§ AIM: Lines that include the word "this" are the ones to copy.

§ GIVEN RECORDS:
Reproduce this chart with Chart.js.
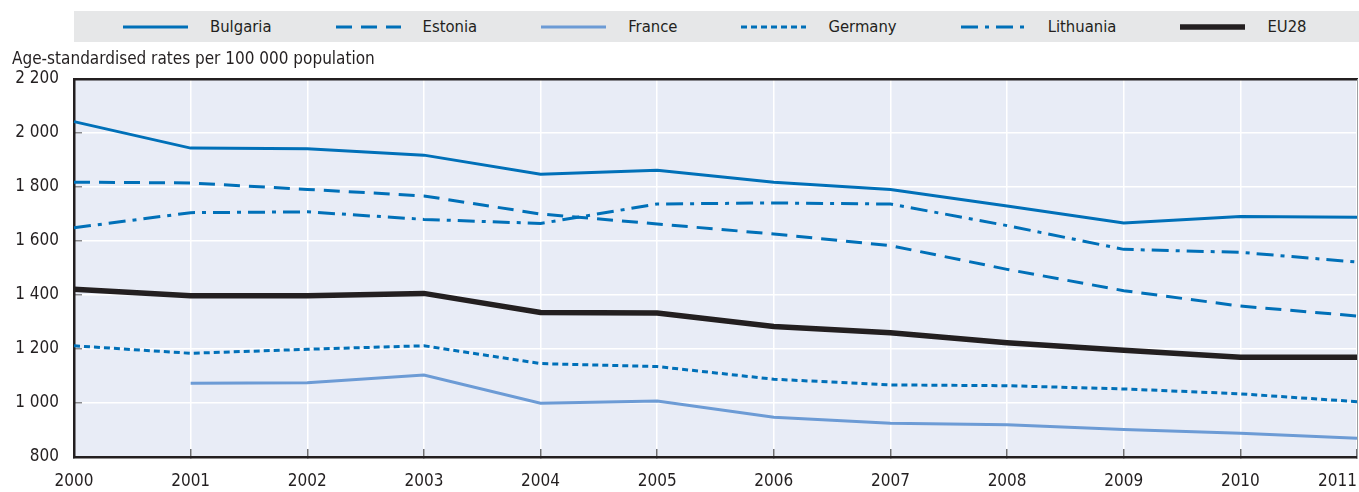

* * *

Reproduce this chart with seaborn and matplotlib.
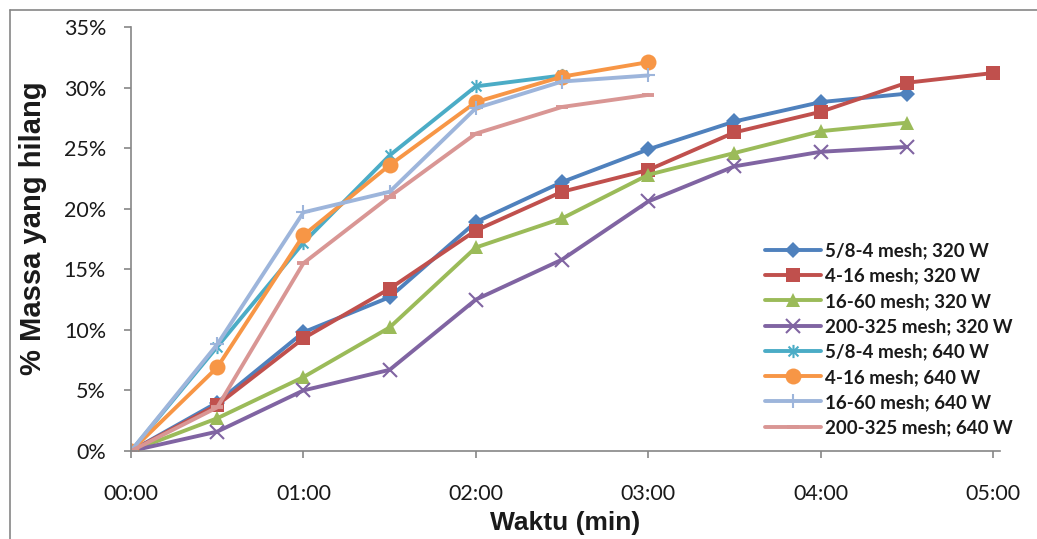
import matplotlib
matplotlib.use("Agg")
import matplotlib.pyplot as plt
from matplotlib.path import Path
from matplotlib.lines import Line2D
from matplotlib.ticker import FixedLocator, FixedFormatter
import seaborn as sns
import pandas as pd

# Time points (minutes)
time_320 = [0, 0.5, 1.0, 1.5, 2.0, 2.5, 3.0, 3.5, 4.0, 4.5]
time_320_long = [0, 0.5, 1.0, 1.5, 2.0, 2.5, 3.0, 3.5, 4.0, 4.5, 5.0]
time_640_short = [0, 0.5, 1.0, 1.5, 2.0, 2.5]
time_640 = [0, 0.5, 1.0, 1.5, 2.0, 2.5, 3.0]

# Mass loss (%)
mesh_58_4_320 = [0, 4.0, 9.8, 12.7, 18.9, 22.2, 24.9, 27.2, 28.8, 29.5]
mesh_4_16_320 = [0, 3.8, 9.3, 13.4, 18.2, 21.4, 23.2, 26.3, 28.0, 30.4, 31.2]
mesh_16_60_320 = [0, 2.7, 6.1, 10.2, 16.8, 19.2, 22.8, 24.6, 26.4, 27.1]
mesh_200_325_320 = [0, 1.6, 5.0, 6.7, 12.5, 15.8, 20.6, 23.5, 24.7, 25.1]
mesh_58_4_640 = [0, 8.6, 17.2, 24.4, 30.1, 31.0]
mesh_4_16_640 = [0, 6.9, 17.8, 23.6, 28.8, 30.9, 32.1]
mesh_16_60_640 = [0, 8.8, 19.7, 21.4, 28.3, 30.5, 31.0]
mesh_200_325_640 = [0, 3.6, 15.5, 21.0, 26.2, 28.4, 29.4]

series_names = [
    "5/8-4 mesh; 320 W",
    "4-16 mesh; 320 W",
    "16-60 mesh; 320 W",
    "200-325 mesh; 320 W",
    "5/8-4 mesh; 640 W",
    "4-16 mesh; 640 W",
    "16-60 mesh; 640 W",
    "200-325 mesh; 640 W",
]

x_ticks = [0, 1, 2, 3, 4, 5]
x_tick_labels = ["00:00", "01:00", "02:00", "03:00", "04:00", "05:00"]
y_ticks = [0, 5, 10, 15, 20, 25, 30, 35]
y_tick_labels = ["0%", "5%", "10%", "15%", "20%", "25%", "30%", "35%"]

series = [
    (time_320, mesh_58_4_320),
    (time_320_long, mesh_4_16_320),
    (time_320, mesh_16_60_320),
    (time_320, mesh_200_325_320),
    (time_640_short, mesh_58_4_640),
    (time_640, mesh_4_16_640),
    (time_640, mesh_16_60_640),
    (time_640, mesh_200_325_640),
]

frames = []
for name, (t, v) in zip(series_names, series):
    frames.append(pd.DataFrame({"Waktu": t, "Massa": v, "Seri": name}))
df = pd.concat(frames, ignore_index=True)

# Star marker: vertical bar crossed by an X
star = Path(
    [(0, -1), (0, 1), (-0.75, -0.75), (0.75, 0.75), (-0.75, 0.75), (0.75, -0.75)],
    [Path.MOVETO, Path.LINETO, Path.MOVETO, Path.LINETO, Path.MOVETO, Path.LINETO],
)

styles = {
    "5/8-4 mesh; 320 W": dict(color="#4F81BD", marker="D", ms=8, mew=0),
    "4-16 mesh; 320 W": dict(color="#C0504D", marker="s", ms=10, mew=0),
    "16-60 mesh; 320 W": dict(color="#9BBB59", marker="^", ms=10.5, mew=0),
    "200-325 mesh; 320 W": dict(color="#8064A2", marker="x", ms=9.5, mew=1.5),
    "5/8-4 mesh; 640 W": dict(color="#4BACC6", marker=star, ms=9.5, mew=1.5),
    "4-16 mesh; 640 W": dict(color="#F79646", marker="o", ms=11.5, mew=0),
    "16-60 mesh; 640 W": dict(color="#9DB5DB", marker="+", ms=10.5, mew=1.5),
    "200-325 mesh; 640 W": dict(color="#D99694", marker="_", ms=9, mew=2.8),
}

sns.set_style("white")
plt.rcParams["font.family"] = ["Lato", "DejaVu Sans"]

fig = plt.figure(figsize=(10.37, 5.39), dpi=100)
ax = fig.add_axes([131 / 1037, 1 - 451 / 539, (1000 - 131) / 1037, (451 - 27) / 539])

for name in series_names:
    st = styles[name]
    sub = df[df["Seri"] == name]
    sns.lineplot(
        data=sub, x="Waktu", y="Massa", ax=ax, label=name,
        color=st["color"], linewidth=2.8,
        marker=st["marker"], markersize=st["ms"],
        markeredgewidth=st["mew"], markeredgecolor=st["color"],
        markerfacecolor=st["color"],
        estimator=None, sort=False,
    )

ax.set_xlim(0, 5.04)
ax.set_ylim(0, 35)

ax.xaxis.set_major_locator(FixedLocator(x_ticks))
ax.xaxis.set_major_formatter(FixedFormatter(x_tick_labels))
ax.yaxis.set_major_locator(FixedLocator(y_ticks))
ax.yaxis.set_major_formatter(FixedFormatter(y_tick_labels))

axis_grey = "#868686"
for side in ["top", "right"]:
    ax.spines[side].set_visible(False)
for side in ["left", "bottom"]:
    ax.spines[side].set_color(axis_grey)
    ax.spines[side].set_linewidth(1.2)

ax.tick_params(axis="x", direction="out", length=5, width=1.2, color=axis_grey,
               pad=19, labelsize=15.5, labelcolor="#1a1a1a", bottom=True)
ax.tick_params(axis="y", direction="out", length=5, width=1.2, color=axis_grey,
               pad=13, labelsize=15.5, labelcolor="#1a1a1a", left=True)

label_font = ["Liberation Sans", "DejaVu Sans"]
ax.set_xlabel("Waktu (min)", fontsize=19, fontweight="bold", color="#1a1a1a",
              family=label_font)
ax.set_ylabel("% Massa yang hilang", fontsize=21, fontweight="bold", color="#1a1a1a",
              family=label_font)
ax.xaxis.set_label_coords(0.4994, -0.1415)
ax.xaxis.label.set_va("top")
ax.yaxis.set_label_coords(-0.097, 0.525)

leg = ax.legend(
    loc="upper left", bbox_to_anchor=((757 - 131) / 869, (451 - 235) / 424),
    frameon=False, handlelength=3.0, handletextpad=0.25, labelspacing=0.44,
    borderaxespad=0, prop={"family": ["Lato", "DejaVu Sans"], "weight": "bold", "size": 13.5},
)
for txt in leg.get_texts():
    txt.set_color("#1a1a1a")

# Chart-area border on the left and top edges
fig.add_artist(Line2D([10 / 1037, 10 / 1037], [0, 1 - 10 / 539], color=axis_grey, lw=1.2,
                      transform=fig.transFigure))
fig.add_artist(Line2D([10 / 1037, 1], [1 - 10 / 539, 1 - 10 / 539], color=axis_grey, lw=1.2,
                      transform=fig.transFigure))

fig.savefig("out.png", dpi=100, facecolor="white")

§ SOLUTION:
Reproduce this chart with Chart.js.
Reproduce this chart with seaborn and matplotlib.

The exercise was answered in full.